I hope the author does buy the whistle and scares the piss out of the kid. I bet it will work even better if the kid has some form of autism/sensory horse shit disorder.
But yeah, the author reeeeeally needs to find a way to keep the brat out of their yard. While I'm sure the breeders of said child are happy to let them trespass and destroy shit instead of watching them, I'm sure they will not hesitate to sue if their precious bastard hurts themselves on the author's property.
I'd be tempted to plant lots of flowers that attract bees. So when Junior goes to uproot them, he'll probably get a few stings. I also like the suggestion of planting thorny flora. Or COVER the plants in things like ghost pepper sauce, pepper spray, the hottest damn hot sauce you can find. Put it everywhere. Kids loooove putting their filthy fingers in their mouths and all over their faces. Let them get a little 5 billion scoville heat in their eyes, noses and mouths and they'll learn not to mess with the neighbor's shit.

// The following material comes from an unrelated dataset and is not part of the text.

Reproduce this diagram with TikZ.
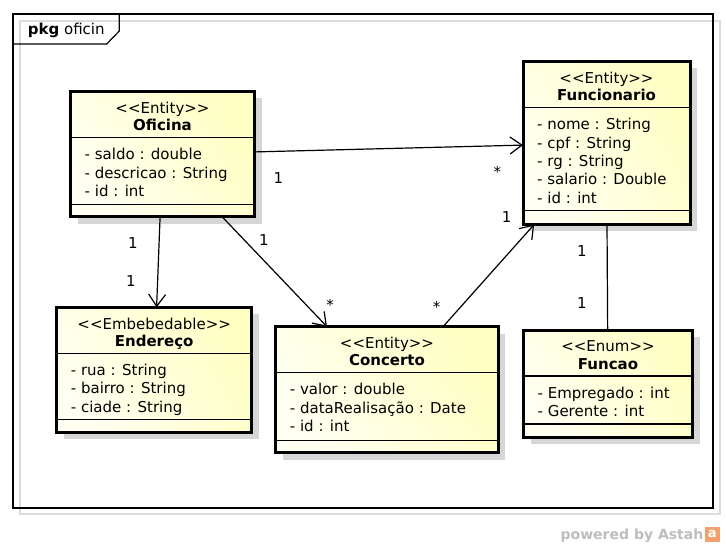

Or in case the author is not fond of confrontation, get photographic evidence of the unattended child in the yard and call the police. Let the handlers get the kid back from the cops a few times, maybe it'll learn them to keep the little bastard corralled on their own damn property. Call every single time the child is in the yard and the police will do the confronting for the author.
Or put something in the Facebook Buy Nothing group about it.
"Free child! Approximately two years old, female (or whatever it is), appears healthy, no background check required! Pickup only at (author's address)." I bet you anything someone will come get it within like ten minutes. Let the neighbors deal with it when the kid goes missing.